### [Task goal]
Reproduce the lines of the material exactly, excluding every image.
--- Begin Information shown ---
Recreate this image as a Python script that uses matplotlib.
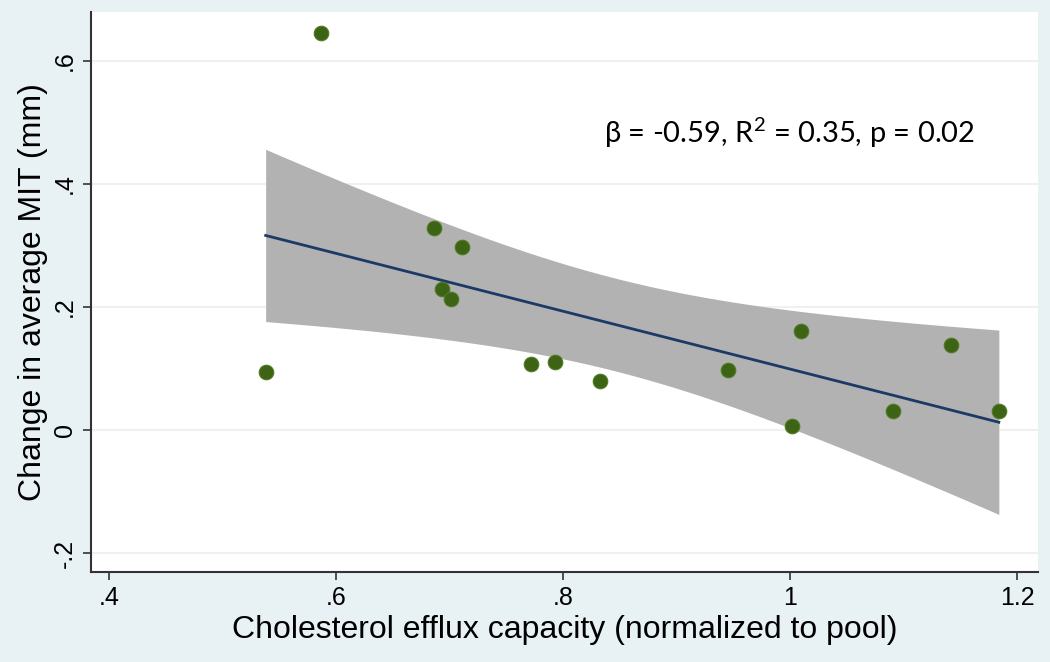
"""
    Efflux capacity vs change in MIT, with linear fit and 95% CI
"""

import numpy as np
from matplotlib import pyplot as plt

# data
efflux = [0.538, 0.587, 0.686, 0.711, 0.693, 0.701, 0.772, 0.793, 0.833,
          0.945, 1.010, 1.002, 1.091, 1.142, 1.184]
mit_change = [0.095, 0.646, 0.329, 0.298, 0.229, 0.213, 0.107, 0.111, 0.079,
              0.098, 0.161, 0.007, 0.031, 0.139, 0.031]

x_ticks = [0.4, 0.6, 0.8, 1.0, 1.2]
x_labels = [".4", ".6", ".8", "1", "1.2"]
y_ticks = [-0.2, 0.0, 0.2, 0.4, 0.6]
y_labels = ["-.2", "0", ".2", ".4", ".6"]

stats_text = "\u03b2 = -0.59, $\\mathrm{R}^2$ = 0.35, p = 0.02"

plt.rcParams["mathtext.fontset"] = "custom"
plt.rcParams["mathtext.rm"] = "Lato"
fonte = "Liberation Sans"

# ajuste linear e intervalo de confianca (media prevista)
x = np.array(efflux)
y = np.array(mit_change)
n = len(x)
b, a = np.polyfit(x, y, 1)
resid = y - (a + b * x)
s = np.sqrt(np.sum(resid ** 2) / (n - 2))
sxx = np.sum((x - x.mean()) ** 2)
t_crit = 2.1604  # t(0.975, 13)
xs = np.linspace(x.min(), x.max(), 100)
ys = a + b * xs
half = t_crit * s * np.sqrt(1 / n + (xs - x.mean()) ** 2 / sxx)

fig = plt.figure(figsize=(10.5, 6.62), dpi=100)
fig.patch.set_facecolor("#e8f1f4")
ax = fig.add_axes([91 / 1050, 90 / 662, 947 / 1050, 560 / 662])
ax.set_facecolor("white")

ax.fill_between(xs, ys - half, ys + half, color="#b2b2b2", linewidth=0, zorder=2)
ax.plot(xs, ys, color="#1c3a66", linewidth=2, zorder=3)
ax.scatter(x, y, s=110, c="#3d6314", edgecolors="#4f7a22", linewidths=0.8, zorder=4)

ax.set_xlim(0.3841, 1.2185)
ax.set_ylim(-0.2309, 0.6797)

ax.set_xticks(x_ticks)
ax.set_xticklabels(x_labels, fontsize=18, family=fonte)
ax.set_yticks(y_ticks)
ax.set_yticklabels(y_labels, fontsize=18, family=fonte, rotation=90, va="center")
ax.tick_params(direction="out", length=6, width=1.2, color="#333333", pad=4)

ax.grid(axis="y", color="#eeeeee", linewidth=1.2, zorder=0)
ax.set_axisbelow(True)

for lado in ["top", "right"]:
    ax.spines[lado].set_visible(False)
for lado in ["left", "bottom"]:
    ax.spines[lado].set_color("#333333")
    ax.spines[lado].set_linewidth(1.5)

ax.set_xlabel("Cholesterol efflux capacity (normalized to pool)", fontsize=23,
              family=fonte, labelpad=4)
ax.set_ylabel("Change in average MIT (mm)", fontsize=23, family=fonte, labelpad=4)

ax.text(1.0, 0.483, stats_text, fontsize=21, family="Lato", ha="center", va="center",
        zorder=5)

plt.savefig("out.png", dpi=100, facecolor=fig.get_facecolor())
--- End Information shown ---
### [Final result]
Recreate this image as a Python script that uses matplotlib.
"""
    Efflux capacity vs change in MIT, with linear fit and 95% CI
"""

import numpy as np
from matplotlib import pyplot as plt

# data
efflux = [0.538, 0.587, 0.686, 0.711, 0.693, 0.701, 0.772, 0.793, 0.833,
          0.945, 1.010, 1.002, 1.091, 1.142, 1.184]
mit_change = [0.095, 0.646, 0.329, 0.298, 0.229, 0.213, 0.107, 0.111, 0.079,
              0.098, 0.161, 0.007, 0.031, 0.139, 0.031]

x_ticks = [0.4, 0.6, 0.8, 1.0, 1.2]
x_labels = [".4", ".6", ".8", "1", "1.2"]
y_ticks = [-0.2, 0.0, 0.2, 0.4, 0.6]
y_labels = ["-.2", "0", ".2", ".4", ".6"]

stats_text = "\u03b2 = -0.59, $\\mathrm{R}^2$ = 0.35, p = 0.02"

plt.rcParams["mathtext.fontset"] = "custom"
plt.rcParams["mathtext.rm"] = "Lato"
fonte = "Liberation Sans"

# ajuste linear e intervalo de confianca (media prevista)
x = np.array(efflux)
y = np.array(mit_change)
n = len(x)
b, a = np.polyfit(x, y, 1)
resid = y - (a + b * x)
s = np.sqrt(np.sum(resid ** 2) / (n - 2))
sxx = np.sum((x - x.mean()) ** 2)
t_crit = 2.1604  # t(0.975, 13)
xs = np.linspace(x.min(), x.max(), 100)
ys = a + b * xs
half = t_crit * s * np.sqrt(1 / n + (xs - x.mean()) ** 2 / sxx)

fig = plt.figure(figsize=(10.5, 6.62), dpi=100)
fig.patch.set_facecolor("#e8f1f4")
ax = fig.add_axes([91 / 1050, 90 / 662, 947 / 1050, 560 / 662])
ax.set_facecolor("white")

ax.fill_between(xs, ys - half, ys + half, color="#b2b2b2", linewidth=0, zorder=2)
ax.plot(xs, ys, color="#1c3a66", linewidth=2, zorder=3)
ax.scatter(x, y, s=110, c="#3d6314", edgecolors="#4f7a22", linewidths=0.8, zorder=4)

ax.set_xlim(0.3841, 1.2185)
ax.set_ylim(-0.2309, 0.6797)

ax.set_xticks(x_ticks)
ax.set_xticklabels(x_labels, fontsize=18, family=fonte)
ax.set_yticks(y_ticks)
ax.set_yticklabels(y_labels, fontsize=18, family=fonte, rotation=90, va="center")
ax.tick_params(direction="out", length=6, width=1.2, color="#333333", pad=4)

ax.grid(axis="y", color="#eeeeee", linewidth=1.2, zorder=0)
ax.set_axisbelow(True)

for lado in ["top", "right"]:
    ax.spines[lado].set_visible(False)
for lado in ["left", "bottom"]:
    ax.spines[lado].set_color("#333333")
    ax.spines[lado].set_linewidth(1.5)

ax.set_xlabel("Cholesterol efflux capacity (normalized to pool)", fontsize=23,
              family=fonte, labelpad=4)
ax.set_ylabel("Change in average MIT (mm)", fontsize=23, family=fonte, labelpad=4)

ax.text(1.0, 0.483, stats_text, fontsize=21, family="Lato", ha="center", va="center",
        zorder=5)

plt.savefig("out.png", dpi=100, facecolor=fig.get_facecolor())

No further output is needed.